Today I pay my respects to the backbone of Thai culture and its easy-going, no conflict, all smiles attitude which is summarized in one, simple phrase: mai pen rai. It seems to be an appropriate response for most situations here, as its meaning varies depending on the context. It is much easier to illustrate the utility of this phrase via scenarios, so let me paint a few pictures of when it would be an appropriate response: You are given a gift and say thank you. Mai pen rai. You are late and apologize for your tardiness. Mai pen rai. The neighbor dog jumps on you with muddy paws and stains another white shirt. Mai pen rai. A student’s backpack starts on fire during class. Mai pen rai. You are preoccupied with schedules and worry over future-oriented thoughts. Mai pen rai. You are given a three minute notice that the school is being fumigated and students are running away wildly as poisonous gases are billowing out of a leaf blower by a man wearing nothing but a surgical mask. Mai pen rai.

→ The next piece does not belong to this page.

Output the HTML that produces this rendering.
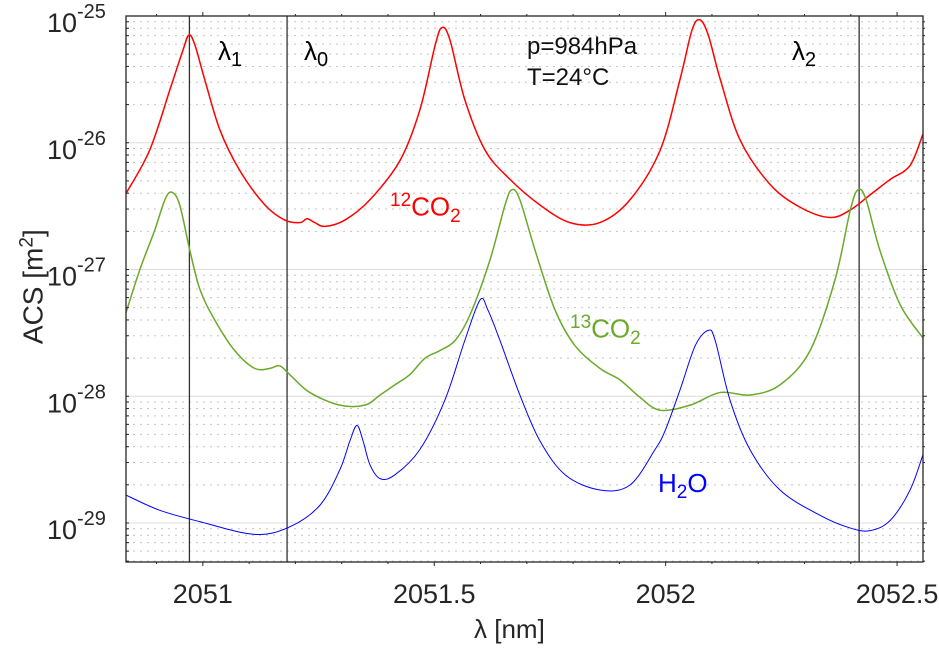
<!DOCTYPE html>
<html><head><meta charset="utf-8"><style>
html,body{margin:0;padding:0;background:#fff;}
svg{display:block;font-family:"Liberation Sans",sans-serif;}
</style></head><body>
<svg id="chart" width="939" height="648" viewBox="0 0 939 648">
<g id="grid"></g>
<g id="series"></g>
<g id="axes"></g>
<g id="labels"></g>
</svg>
<script>
const xTicks=[2051,2051.5,2052,2052.5];
const xTickLabels=["2051","2051.5","2052","2052.5"];
const yDecades=[-25,-26,-27,-28,-29];
const markerLines=[2050.971,2051.182,2052.418];
const redX=[2050.834,2050.885,2050.929,2050.957,2050.970,2050.983,2051.004,2051.037,2051.080,2051.134,2051.177,2051.210,2051.225,2051.242,2051.264,2051.307,2051.361,2051.426,2051.469,2051.502,2051.517,2051.534,2051.566,2051.610,2051.664,2051.728,2051.793,2051.858,2051.923,2051.988,2052.031,2052.057,2052.074,2052.092,2052.118,2052.161,2052.226,2052.291,2052.355,2052.399,2052.442,2052.485,2052.528,2052.556];
const redY=[-26.40,-26.06,-25.58,-25.27,-25.15,-25.23,-25.50,-25.90,-26.22,-26.49,-26.61,-26.63,-26.60,-26.63,-26.66,-26.61,-26.45,-26.14,-25.74,-25.23,-25.09,-25.19,-25.66,-26.06,-26.29,-26.49,-26.63,-26.63,-26.45,-26.06,-25.50,-25.11,-25.03,-25.15,-25.50,-25.98,-26.33,-26.51,-26.59,-26.53,-26.41,-26.29,-26.18,-25.93];
const greenX=[2050.834,2050.864,2050.896,2050.918,2050.933,2050.950,2050.972,2050.994,2051.026,2051.069,2051.112,2051.145,2051.166,2051.188,2051.231,2051.296,2051.350,2051.383,2051.415,2051.447,2051.480,2051.512,2051.545,2051.577,2051.620,2051.653,2051.668,2051.685,2051.718,2051.761,2051.804,2051.858,2051.901,2051.945,2051.988,2052.053,2052.118,2052.182,2052.247,2052.312,2052.366,2052.399,2052.416,2052.433,2052.463,2052.507,2052.556];
const greenY=[-27.34,-27.00,-26.69,-26.45,-26.39,-26.49,-26.85,-27.16,-27.40,-27.64,-27.78,-27.78,-27.76,-27.83,-27.97,-28.07,-28.07,-27.99,-27.91,-27.83,-27.70,-27.64,-27.56,-27.36,-26.93,-26.49,-26.37,-26.45,-26.85,-27.32,-27.60,-27.78,-27.87,-28.01,-28.11,-28.07,-27.97,-27.99,-27.91,-27.64,-27.08,-26.53,-26.37,-26.45,-26.85,-27.28,-27.54];
const blueX=[2050.834,2050.907,2050.994,2051.112,2051.188,2051.253,2051.296,2051.318,2051.333,2051.346,2051.361,2051.383,2051.415,2051.469,2051.523,2051.566,2051.599,2051.616,2051.642,2051.685,2051.728,2051.783,2051.858,2051.923,2051.977,2051.999,2052.031,2052.064,2052.092,2052.107,2052.139,2052.182,2052.247,2052.334,2052.399,2052.442,2052.485,2052.528,2052.556];
const blueY=[-28.78,-28.90,-28.99,-29.09,-29.03,-28.86,-28.58,-28.35,-28.23,-28.35,-28.54,-28.65,-28.62,-28.42,-28.03,-27.56,-27.24,-27.32,-27.56,-27.99,-28.35,-28.62,-28.74,-28.70,-28.42,-28.27,-27.95,-27.60,-27.48,-27.56,-28.03,-28.42,-28.74,-28.94,-29.04,-29.06,-28.98,-28.74,-28.46];

const L=126,R=923,T=16,B=562;
const X0=2050.834,X1=2052.556,YTOP=-25,DEC=126.75;
const sx=v=>L+(v-X0)/(X1-X0)*(R-L);
const sy=e=>T+(YTOP-e)*DEC;
const NS='http://www.w3.org/2000/svg';
function mk(tag,attrs,parent){const el=document.createElementNS(NS,tag);for(const k in attrs)el.setAttribute(k,attrs[k]);parent.appendChild(el);return el;}
const grid=document.getElementById('grid'),series=document.getElementById('series'),axes=document.getElementById('axes'),labels=document.getElementById('labels');

for(let d=-25;d>-30;d--){
  for(let m=1;m<=9;m++){
    const e=d-1+Math.log10(m);
    const y=sy(e); if(y<T-0.5||y>B) continue;
    const ln=mk('line',{x1:L,x2:R,y1:y,y2:y,stroke:m===1?'#dcdcdc':'#c4c4c4','stroke-width':1,'stroke-dasharray':m===1?'':'2,5'},grid);
    
    
    const t1=mk('line',{x1:L,x2:L-(m===1?0:0)+3,y1:y,y2:y,stroke:'#262626'},axes);
    
    
    const t2=mk('line',{x1:R,x2:R+(m===1?4:2),y1:y,y2:y,stroke:'#262626'},axes);
    
    
  }
}
for(let v=2050.9;v<=2052.56;v+=0.1){
  const x=sx(v); const major=Math.abs(v*2-Math.round(v*2))<1e-6;
  const a=mk('line',{x1:x,x2:x,y1:B,y2:B+(major?4:2),stroke:'#262626'},axes);
  
  
  const b=mk('line',{x1:x,x2:x,y1:T,y2:T-(major?4:2),stroke:'#262626'},axes);
  
  
}
xTicks.forEach((v,i)=>{
  const t=mk('text',{x:sx(v),y:603,'text-anchor':'middle','font-size':27,fill:'#262626'},labels);
  t.textContent=xTickLabels[i];
  
  
});
yDecades.forEach(d=>{
  const t=mk('text',{x:77,y:sy(d)+16,'text-anchor':'end','font-size':27,fill:'#262626'},labels);
  t.textContent='10';
  
  
  const s=mk('text',{x:77,y:sy(d)+2,'font-size':20,fill:'#262626'},labels);
  s.textContent=String(d);
  
  
});
markerLines.forEach(v=>{
  const l=mk('line',{x1:sx(v),x2:sx(v),y1:T,y2:B,stroke:'#333','stroke-width':1.3},series);
  
  
});
function path(xs,ys){
  const p=xs.map((x,i)=>[sx(x),sy(ys[i])]);
  let d='M'+p[0][0]+','+p[0][1];
  for(let i=0;i<p.length-1;i++){
    const p0=p[i-1]||p[i],p1=p[i],p2=p[i+1],p3=p[i+2]||p2;
    const c1=[p1[0]+(p2[0]-p0[0])/6,p1[1]+(p2[1]-p0[1])/6];
    const c2=[p2[0]-(p3[0]-p1[0])/6,p2[1]-(p3[1]-p1[1])/6];
    d+=` C${c1[0]},${c1[1]} ${c2[0]},${c2[1]} ${p2[0]},${p2[1]}`;
  }
  return d;
}
const r=mk('path',{d:path(redX,redY),fill:'none',stroke:'#ff0000','stroke-width':1.5},series);


const g=mk('path',{d:path(greenX,greenY),fill:'none',stroke:'#6aaa2a','stroke-width':1.5},series);


const bl=mk('path',{d:path(blueX,blueY),fill:'none',stroke:'#0000ff','stroke-width':1},series);


const box=mk('rect',{x:L,y:T,width:R-L,height:B-T,fill:'none',stroke:'#262626','stroke-width':1.3},axes);


</script>
<div style="position:absolute;left:0;top:0;width:939px;height:648px;pointer-events:none;font-family:'Liberation Sans',sans-serif;">
<div style="position:absolute;left:218px;top:36px;font-size:26px;">λ<sub style="font-size:20px;">1</sub></div>
<div style="position:absolute;left:304px;top:36px;font-size:26px;">λ<sub style="font-size:20px;">0</sub></div>
<div style="position:absolute;left:792px;top:36px;font-size:26px;">λ<sub style="font-size:20px;">2</sub></div>
<div style="position:absolute;left:527px;top:31px;font-size:24px;line-height:31px;color:#111;">p=984hPa<br>T=24°C</div>
<div style="position:absolute;left:390px;top:190px;font-size:26px;color:#ff0000;"><sup style="font-size:19px;">12</sup>CO<sub style="font-size:19px;">2</sub></div>
<div style="position:absolute;left:570px;top:312px;font-size:26px;color:#6aaa2a;"><sup style="font-size:19px;">13</sup>CO<sub style="font-size:19px;">2</sub></div>
<div style="position:absolute;left:658px;top:468px;font-size:26px;color:#0000ff;">H<sub style="font-size:19px;">2</sub>O</div>
<div style="position:absolute;left:474px;top:614px;font-size:26px;color:#262626;">λ [nm]</div>
<div style="position:absolute;left:-42px;top:270px;width:150px;text-align:center;font-size:28px;color:#262626;transform:rotate(-90deg);">ACS [m<sup style="font-size:19px;">2</sup>]</div>
</div>
</body></html>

As you can see, there are few situations in Thailand where mai pen rai would be an inappropriate response, which is why it is my favorite phrase. It’s my fallback when I don’t have the vocabulary to express what I truly want to say. I often find myself in conversations with co-teachers and community members that have digressed to a series of pantomimes and facial expressions on my end; when my flailing and game of charades is of no help, I try to end the interaction with as much dignity as possible by smiling warmly and uttering mai pen rai. In Monopoly terms, it’s kind of like my “Get out of Jail Free” card.
Yesterday’s post on Thai time cannot go unmentioned when speaking to mai pen rai, as the Thai outlook on time seems to be a direct manifestation of this phrase. I think it is even difficult to distinguish at what point does one end and the other begin, as these two cultural phenomenons are so entangled and at times one in the same, it is perhaps impossible to do so.